Your task
Below is some material; set it all down exactly, apart from the pictures.

Recorded data
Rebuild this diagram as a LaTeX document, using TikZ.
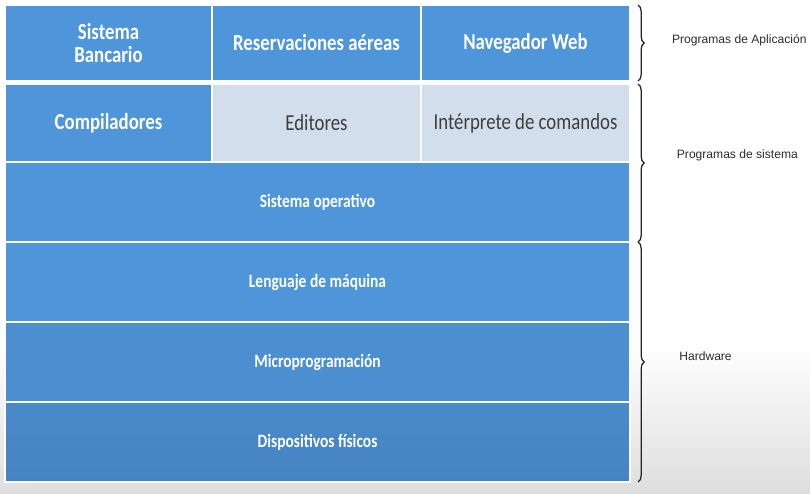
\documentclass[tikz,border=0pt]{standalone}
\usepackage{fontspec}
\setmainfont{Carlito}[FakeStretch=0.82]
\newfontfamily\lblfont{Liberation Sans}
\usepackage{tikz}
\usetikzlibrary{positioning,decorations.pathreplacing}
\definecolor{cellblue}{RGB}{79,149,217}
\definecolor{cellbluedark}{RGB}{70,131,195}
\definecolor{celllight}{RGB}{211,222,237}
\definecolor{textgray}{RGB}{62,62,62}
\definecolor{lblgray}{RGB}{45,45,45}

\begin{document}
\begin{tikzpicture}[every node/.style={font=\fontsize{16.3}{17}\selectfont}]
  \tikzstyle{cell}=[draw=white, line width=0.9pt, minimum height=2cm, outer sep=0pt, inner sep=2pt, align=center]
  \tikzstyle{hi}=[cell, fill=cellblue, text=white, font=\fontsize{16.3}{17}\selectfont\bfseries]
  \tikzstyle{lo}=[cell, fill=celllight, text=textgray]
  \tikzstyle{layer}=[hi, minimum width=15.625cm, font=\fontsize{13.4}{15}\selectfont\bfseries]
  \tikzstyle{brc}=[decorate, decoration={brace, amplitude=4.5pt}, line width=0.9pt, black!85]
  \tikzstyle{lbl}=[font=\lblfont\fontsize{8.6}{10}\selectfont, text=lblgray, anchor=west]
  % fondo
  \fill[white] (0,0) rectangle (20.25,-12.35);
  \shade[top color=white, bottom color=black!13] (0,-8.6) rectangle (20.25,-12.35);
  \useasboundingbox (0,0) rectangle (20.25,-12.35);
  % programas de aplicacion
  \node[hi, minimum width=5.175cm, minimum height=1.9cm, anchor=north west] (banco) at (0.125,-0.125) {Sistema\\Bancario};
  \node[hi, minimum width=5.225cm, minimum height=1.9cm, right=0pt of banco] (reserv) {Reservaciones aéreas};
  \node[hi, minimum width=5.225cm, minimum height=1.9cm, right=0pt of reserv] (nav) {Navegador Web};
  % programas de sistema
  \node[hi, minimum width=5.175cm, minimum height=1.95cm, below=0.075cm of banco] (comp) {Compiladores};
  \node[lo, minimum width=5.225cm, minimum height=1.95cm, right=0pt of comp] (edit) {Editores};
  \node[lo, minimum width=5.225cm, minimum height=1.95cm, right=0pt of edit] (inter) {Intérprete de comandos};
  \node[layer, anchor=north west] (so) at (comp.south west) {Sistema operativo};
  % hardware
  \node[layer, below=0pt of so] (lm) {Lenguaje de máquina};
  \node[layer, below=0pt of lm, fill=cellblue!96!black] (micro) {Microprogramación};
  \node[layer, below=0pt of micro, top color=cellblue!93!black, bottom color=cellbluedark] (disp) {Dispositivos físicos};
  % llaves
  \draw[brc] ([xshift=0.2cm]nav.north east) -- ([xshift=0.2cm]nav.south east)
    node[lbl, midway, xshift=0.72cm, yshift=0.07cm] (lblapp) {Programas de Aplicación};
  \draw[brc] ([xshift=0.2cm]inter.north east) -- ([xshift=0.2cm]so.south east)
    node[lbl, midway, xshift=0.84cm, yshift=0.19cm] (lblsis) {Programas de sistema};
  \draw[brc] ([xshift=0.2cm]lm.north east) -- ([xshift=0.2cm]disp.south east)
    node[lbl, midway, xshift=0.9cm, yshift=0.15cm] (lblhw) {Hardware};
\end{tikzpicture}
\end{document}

Task result
Rebuild this diagram as a LaTeX document, using TikZ.
\documentclass[tikz,border=0pt]{standalone}
\usepackage{fontspec}
\setmainfont{Carlito}[FakeStretch=0.82]
\newfontfamily\lblfont{Liberation Sans}
\usepackage{tikz}
\usetikzlibrary{positioning,decorations.pathreplacing}
\definecolor{cellblue}{RGB}{79,149,217}
\definecolor{cellbluedark}{RGB}{70,131,195}
\definecolor{celllight}{RGB}{211,222,237}
\definecolor{textgray}{RGB}{62,62,62}
\definecolor{lblgray}{RGB}{45,45,45}

\begin{document}
\begin{tikzpicture}[every node/.style={font=\fontsize{16.3}{17}\selectfont}]
  \tikzstyle{cell}=[draw=white, line width=0.9pt, minimum height=2cm, outer sep=0pt, inner sep=2pt, align=center]
  \tikzstyle{hi}=[cell, fill=cellblue, text=white, font=\fontsize{16.3}{17}\selectfont\bfseries]
  \tikzstyle{lo}=[cell, fill=celllight, text=textgray]
  \tikzstyle{layer}=[hi, minimum width=15.625cm, font=\fontsize{13.4}{15}\selectfont\bfseries]
  \tikzstyle{brc}=[decorate, decoration={brace, amplitude=4.5pt}, line width=0.9pt, black!85]
  \tikzstyle{lbl}=[font=\lblfont\fontsize{8.6}{10}\selectfont, text=lblgray, anchor=west]
  % fondo
  \fill[white] (0,0) rectangle (20.25,-12.35);
  \shade[top color=white, bottom color=black!13] (0,-8.6) rectangle (20.25,-12.35);
  \useasboundingbox (0,0) rectangle (20.25,-12.35);
  % programas de aplicacion
  \node[hi, minimum width=5.175cm, minimum height=1.9cm, anchor=north west] (banco) at (0.125,-0.125) {Sistema\\Bancario};
  \node[hi, minimum width=5.225cm, minimum height=1.9cm, right=0pt of banco] (reserv) {Reservaciones aéreas};
  \node[hi, minimum width=5.225cm, minimum height=1.9cm, right=0pt of reserv] (nav) {Navegador Web};
  % programas de sistema
  \node[hi, minimum width=5.175cm, minimum height=1.95cm, below=0.075cm of banco] (comp) {Compiladores};
  \node[lo, minimum width=5.225cm, minimum height=1.95cm, right=0pt of comp] (edit) {Editores};
  \node[lo, minimum width=5.225cm, minimum height=1.95cm, right=0pt of edit] (inter) {Intérprete de comandos};
  \node[layer, anchor=north west] (so) at (comp.south west) {Sistema operativo};
  % hardware
  \node[layer, below=0pt of so] (lm) {Lenguaje de máquina};
  \node[layer, below=0pt of lm, fill=cellblue!96!black] (micro) {Microprogramación};
  \node[layer, below=0pt of micro, top color=cellblue!93!black, bottom color=cellbluedark] (disp) {Dispositivos físicos};
  % llaves
  \draw[brc] ([xshift=0.2cm]nav.north east) -- ([xshift=0.2cm]nav.south east)
    node[lbl, midway, xshift=0.72cm, yshift=0.07cm] (lblapp) {Programas de Aplicación};
  \draw[brc] ([xshift=0.2cm]inter.north east) -- ([xshift=0.2cm]so.south east)
    node[lbl, midway, xshift=0.84cm, yshift=0.19cm] (lblsis) {Programas de sistema};
  \draw[brc] ([xshift=0.2cm]lm.north east) -- ([xshift=0.2cm]disp.south east)
    node[lbl, midway, xshift=0.9cm, yshift=0.15cm] (lblhw) {Hardware};
\end{tikzpicture}
\end{document}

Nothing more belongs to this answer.